Motherhood: A Way of Being for All of Us
If “to mother” is to help bring about the world that God, Our Mother, so loves and labors alongside us to bring forth, then all of us are called to mother.
Dearly Beloveds,
I didn’t plan on motherhood being a theme in my writing, but that’s the thing with plans and with motherhood. They have a way of letting themselves go from your tight grip whether you want them to or not. They look a lot like the wind or the waves–sometimes obvious and obliterating, other times quiet and quick.
But as I look back at my writing over the years, themes of motherhood are everywhere. I have a whole folder in ‘My Documents’ on my computer entitled, “Mother Essays,” writing I couldn’t help but create as I processed the ever evolving relationship between my mother and me in my late 20’s and early 30’s.

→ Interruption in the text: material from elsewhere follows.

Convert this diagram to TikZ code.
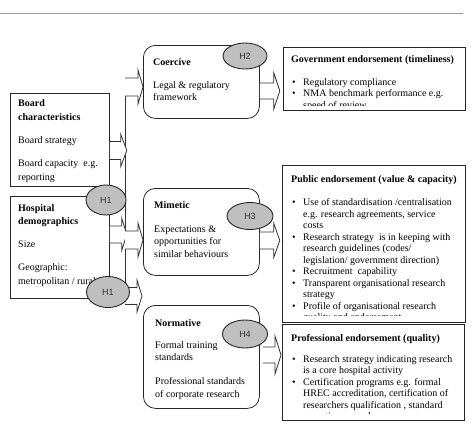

I rushed to download the Natalie Maines solo album, “Mother,” when it was released in 2013, a solid two years before I would give birth to our first child, Wade.
As I’ve written here before, Elizabeth’s opening line in Blessed Are the Women is “I was a mother before I was a mother,” a line that came to me while listening to an NPR story about mothers and their children being separated at the Texas/Mexico border. I had to pull over to the shoulder of the road listening to the mother’s cries, I felt them so viscerally.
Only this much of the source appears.